Brookfield’s Luke Edwards, the head of Australia and New Zealand for its renewable power and transition group, said the momentum for the clean energy transition also remained unstoppable here no matter the result of the forthcoming federal election,
“Whether we hit 2030 [82 per cent renewables target] or whether it’s 2035 doesn’t really matter,” Edwards said. “The train has left the station, and once you’ve got the momentum you’re not going to stop that train.”

Brookfield managing partner, renewable power and transition, Luke Edwards.

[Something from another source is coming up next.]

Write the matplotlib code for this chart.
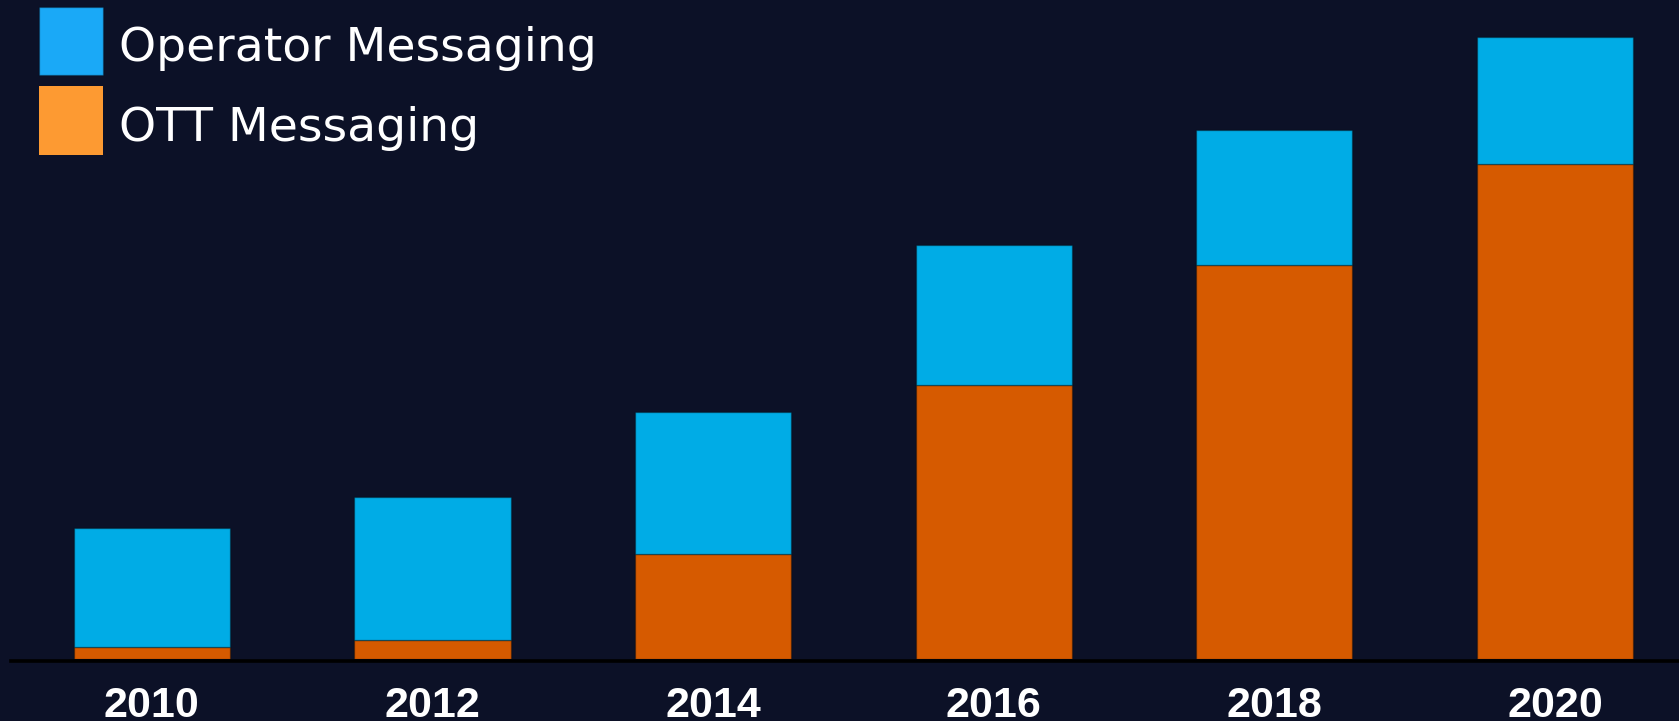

Louise Kennerley
Edwards said that while some investors were opting for nuclear, solar and storage was the go-to solution for data centres, given gas power was too expensive to run around the clock.
“It’s uneconomic to provide 100 per cent renewable power,” he said. “So 70, 80 per cent with fossil fuel firming is the way it goes, and then over time the opportunity and challenge for the industry and us is to increase the percentage of renewables.”
Miller said that carbon capture would have a role in cutting emissions from gas power firming, until battery storage technology advanced enough to enable 100 per cent renewables.
Brookfield has two substantial investments in carbon capture, through sequestration outfit Carbon TerraVault, a joint venture with California Resources Corporation, and Canadian company Entropy.
Edwards said that as carbon capture and other technologies such as sustainable aviation fuels mature, they could potentially be areas for investment by Brookfield in Australia.